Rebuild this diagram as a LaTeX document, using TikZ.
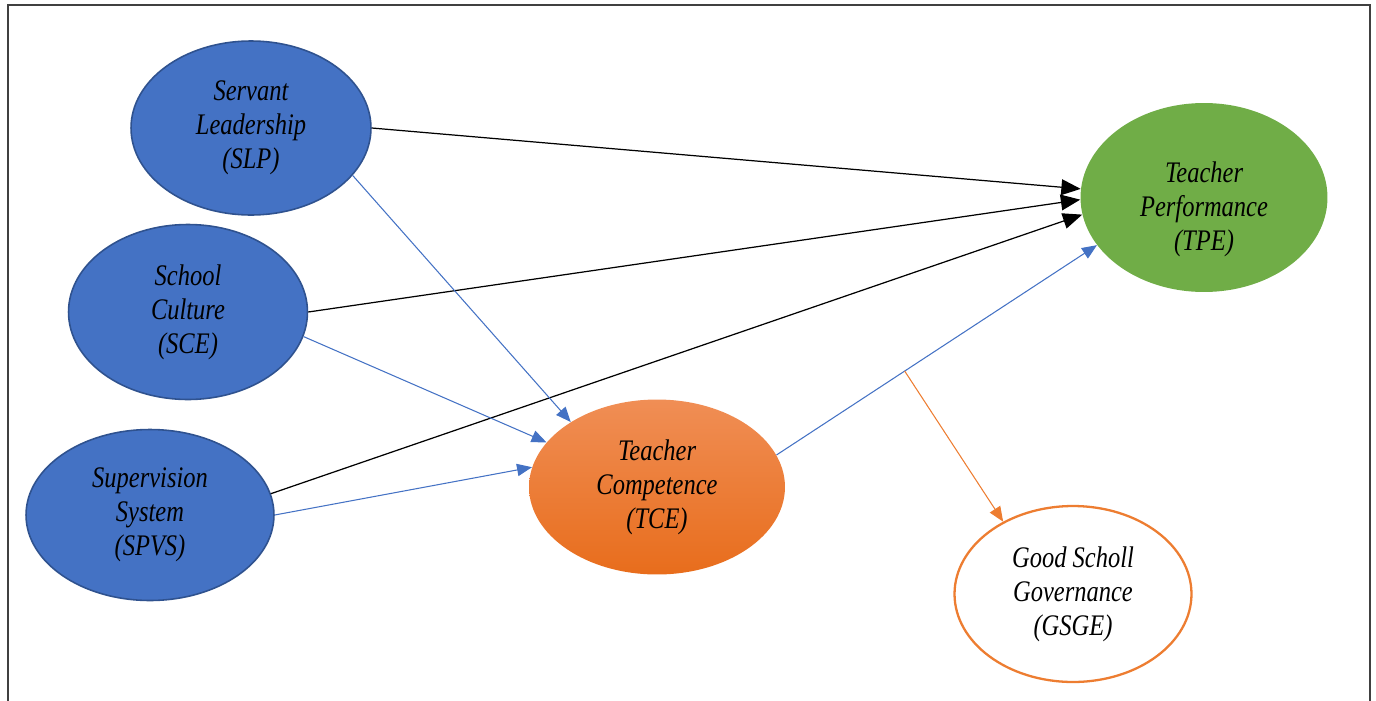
\documentclass[tikz,border=0pt]{standalone}
\usepackage{fontspec}
\setmainfont{Liberation Serif}[FakeStretch=0.82]
\usepackage{tikz}
\usetikzlibrary{arrows.meta,shapes.geometric}

\definecolor{varblue}{HTML}{4472C4}
\definecolor{varedge}{HTML}{2F528F}
\definecolor{vargreen}{HTML}{70AD47}
\definecolor{tcetop}{HTML}{F08E55}
\definecolor{tcebot}{HTML}{E86D1C}
\definecolor{varorange}{HTML}{ED7D31}

\begin{document}
\begin{tikzpicture}[
  x=0.02cm, y=-0.02cm,
  every node/.style={inner sep=0pt, align=center, font=\fontsize{17}{19.3}\selectfont\itshape},
  ind/.style={ellipse, draw=varedge, line width=0.9pt, fill=varblue},
  med/.style={ellipse, top color=tcetop, bottom color=tcebot},
  dep/.style={ellipse, fill=vargreen},
  mod/.style={ellipse, draw=varorange, line width=1.3pt, fill=white},
  direct/.style={-{Triangle[length=11pt, width=9pt]}, line width=0.7pt},
  viamed/.style={-{Triangle[length=8.5pt, width=7pt]}, varblue, line width=0.6pt},
  moder/.style={-{Triangle[length=8.5pt, width=7pt]}, varorange, line width=0.6pt}
]
\useasboundingbox (0,0) rectangle (1376,700);
\draw[line width=0.9pt, black!75] (8,710) -- (8,5) -- (1370,5) -- (1370,710);

% left-hand variables
\node[ind, minimum width=4.8cm, minimum height=3.48cm] (slp) at (251,128) {Servant\\Leadership\\(SLP)};
\node[ind, minimum width=4.78cm, minimum height=3.5cm] (sce) at (188,312) {School\\Culture\\(SCE)};
\node[ind, minimum width=4.96cm, minimum height=3.42cm] (spvs) at (150,515) {Supervision\\System\\(SPVS)};

% mediator, outcome and moderator
\node[med, minimum width=5.12cm, minimum height=3.5cm] (tce) at (657,487) {Teacher\\Competence\\(TCE)};
\node[dep, minimum width=4.94cm, minimum height=3.78cm] (tpe) at (1204,197.5) {};
\node (tpetext) at (1204,209) {Teacher\\Performance\\(TPE)};
\node[mod, minimum width=4.74cm, minimum height=3.52cm] (gsge) at (1073,594) {Good Scholl\\Governance\\(GSGE)};

% direct paths
\draw[direct] (slp.east) -- (tpe.176);
\draw[direct] (sce.east) -- (tpe.181);
\draw[direct] (spvs.10) -- (tpe.188);

% paths through TCE
\draw[viamed] (slp.335) -- (tce.143);
\draw[viamed] (sce.348) -- (tce.158);
\draw[viamed] (spvs.east) -- (tce.171);
\draw[viamed] (tce.15) -- coordinate[pos=0.4] (split) (tpe.204);

% moderation
\draw[moder] (split) -- (gsge.134);
\end{tikzpicture}
\end{document}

☆ ☆ ☆ ☆

Without including any pictures, print all of the material exactly as given.

COMPLETED EXERCISE.
Rebuild this diagram as a LaTeX document, using TikZ.
\documentclass[tikz,border=0pt]{standalone}
\usepackage{fontspec}
\setmainfont{Liberation Serif}[FakeStretch=0.82]
\usepackage{tikz}
\usetikzlibrary{arrows.meta,shapes.geometric}

\definecolor{varblue}{HTML}{4472C4}
\definecolor{varedge}{HTML}{2F528F}
\definecolor{vargreen}{HTML}{70AD47}
\definecolor{tcetop}{HTML}{F08E55}
\definecolor{tcebot}{HTML}{E86D1C}
\definecolor{varorange}{HTML}{ED7D31}

\begin{document}
\begin{tikzpicture}[
  x=0.02cm, y=-0.02cm,
  every node/.style={inner sep=0pt, align=center, font=\fontsize{17}{19.3}\selectfont\itshape},
  ind/.style={ellipse, draw=varedge, line width=0.9pt, fill=varblue},
  med/.style={ellipse, top color=tcetop, bottom color=tcebot},
  dep/.style={ellipse, fill=vargreen},
  mod/.style={ellipse, draw=varorange, line width=1.3pt, fill=white},
  direct/.style={-{Triangle[length=11pt, width=9pt]}, line width=0.7pt},
  viamed/.style={-{Triangle[length=8.5pt, width=7pt]}, varblue, line width=0.6pt},
  moder/.style={-{Triangle[length=8.5pt, width=7pt]}, varorange, line width=0.6pt}
]
\useasboundingbox (0,0) rectangle (1376,700);
\draw[line width=0.9pt, black!75] (8,710) -- (8,5) -- (1370,5) -- (1370,710);

% left-hand variables
\node[ind, minimum width=4.8cm, minimum height=3.48cm] (slp) at (251,128) {Servant\\Leadership\\(SLP)};
\node[ind, minimum width=4.78cm, minimum height=3.5cm] (sce) at (188,312) {School\\Culture\\(SCE)};
\node[ind, minimum width=4.96cm, minimum height=3.42cm] (spvs) at (150,515) {Supervision\\System\\(SPVS)};

% mediator, outcome and moderator
\node[med, minimum width=5.12cm, minimum height=3.5cm] (tce) at (657,487) {Teacher\\Competence\\(TCE)};
\node[dep, minimum width=4.94cm, minimum height=3.78cm] (tpe) at (1204,197.5) {};
\node (tpetext) at (1204,209) {Teacher\\Performance\\(TPE)};
\node[mod, minimum width=4.74cm, minimum height=3.52cm] (gsge) at (1073,594) {Good Scholl\\Governance\\(GSGE)};

% direct paths
\draw[direct] (slp.east) -- (tpe.176);
\draw[direct] (sce.east) -- (tpe.181);
\draw[direct] (spvs.10) -- (tpe.188);

% paths through TCE
\draw[viamed] (slp.335) -- (tce.143);
\draw[viamed] (sce.348) -- (tce.158);
\draw[viamed] (spvs.east) -- (tce.171);
\draw[viamed] (tce.15) -- coordinate[pos=0.4] (split) (tpe.204);

% moderation
\draw[moder] (split) -- (gsge.134);
\end{tikzpicture}
\end{document}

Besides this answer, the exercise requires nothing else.